Basic Procedures (such as fillings and a tooth extraction) are usually reimbursed at a slightly lower percentage (for example, 70 to 80%).
Major Procedures (such as crowns, root canals and implants) are usually reimbursed at a lower percentage (for example, 50%).
You pay a fixed dollar amount for certain covered services (some services may have no copayment), instead of a percentage. When you enroll, you receive a list of covered services and their copayment amounts. These types of plans usually have no annual deductibles and no maximum amounts for covered benefits.

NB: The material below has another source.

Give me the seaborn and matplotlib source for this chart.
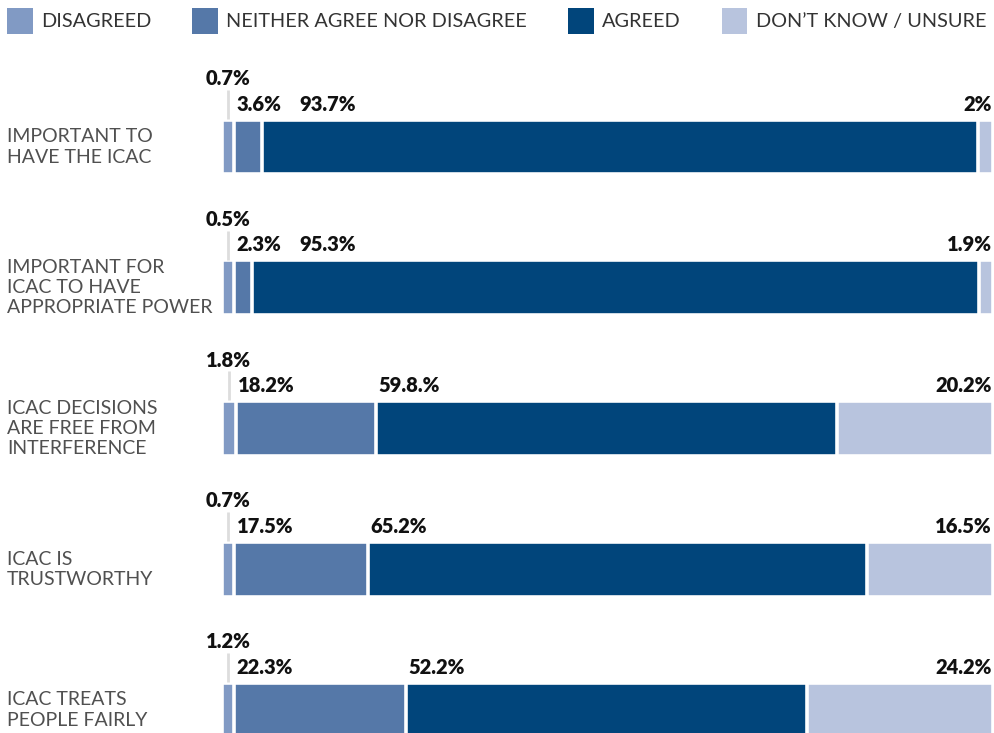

If your dental care is extensive and you want to plan ahead for the cost, you can ask your dentist to submit a pre-treatment estimate. This estimate includes an overview of services covered by your dental plan and how coinsurance, deductibles and dollar maximum limits might affect your share of the cost. While it is not a guarantee of payment, a pre-treatment estimate can help you predict your out-of-pocket costs.
Limitations and Exclusions
Dental plans are intended to cover part of your dental expenses, so coverage may not extend to all of your dental needs. A typical plan has limitations such as the number of times you can receive a cleaning each year. In addition, some procedures may be not be covered at all, which is referred to as an exclusion. Review your plan booklet and obtain a pre-treatment estimate to see how any limitations or exclusions would affect your share of the cost.